Ad pledges dog food for each time Vick tackled

Posted: September 10, 2009

Five sacks of dog food for every sack?

A heap of chow for each kapow?

Yesterday, Main Line Animal Rescue, in an ad in the Washington Post, put a pledge behind its distaste for Michael Vick, the convicted Bad Newz Kennels conspirator.

Each time the Eagles' new gadget guy-backup quarterback is tackled during the Oct. 26 away game against the Redskins, five bags of dog food will be donated to a D.C. animal shelter.

"Because there are no second chances on an empty stomach," the ad says.

It also encourages people to volunteer at a shelter on game day, perhaps even "hugging a homeless Pit Bull."

Vick served 18 months in prison for funding a dogfighting operation where pit bulls were killed.

In signing Vick to a two-year deal, the Eagles said he'd served his time and deserved a second chance.

"I think we're all getting tired of the 'Does he deserve a second chance?' kind of thing," said Bill Smith, founder and CEO of the shelter, which is near Valley Forge. "Maybe it's about time that the million pit bulls euthanized every year got their second chance."

"It's such a misunderstood breed. . . . They're great dogs," he said, adding they've gotten a terrible stigma "because of people like Michael Vick."

The ad's main aim is to bring attention back to the needs of dogs, he said.

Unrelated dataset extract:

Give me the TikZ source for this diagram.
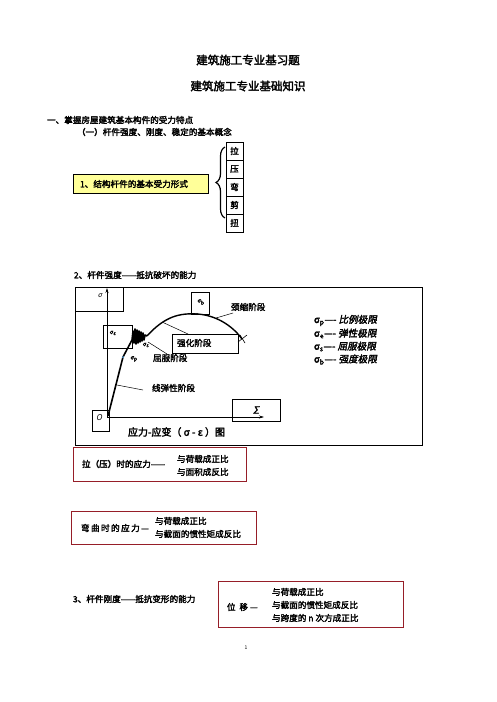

"I think we just need to raise public awareness, and this is a good way to do that," he said.

"It may be funny. It may be clever. It may not," he said.

The ad will probably also run in other cities where the Eagles play, including San Diego, Chicago and New York, he said. Washington was first simply because the Post was running a special football preview section.

Smith, skeptical of Vick's newfound concern for pets, said that "if he had any sense of humor at all" and really wanted to help dogs, he could stand on the field before the Oct. 26 game and let players tackle him, so even more dogs will get fed.

"He should thank us" for the opportunity, he said.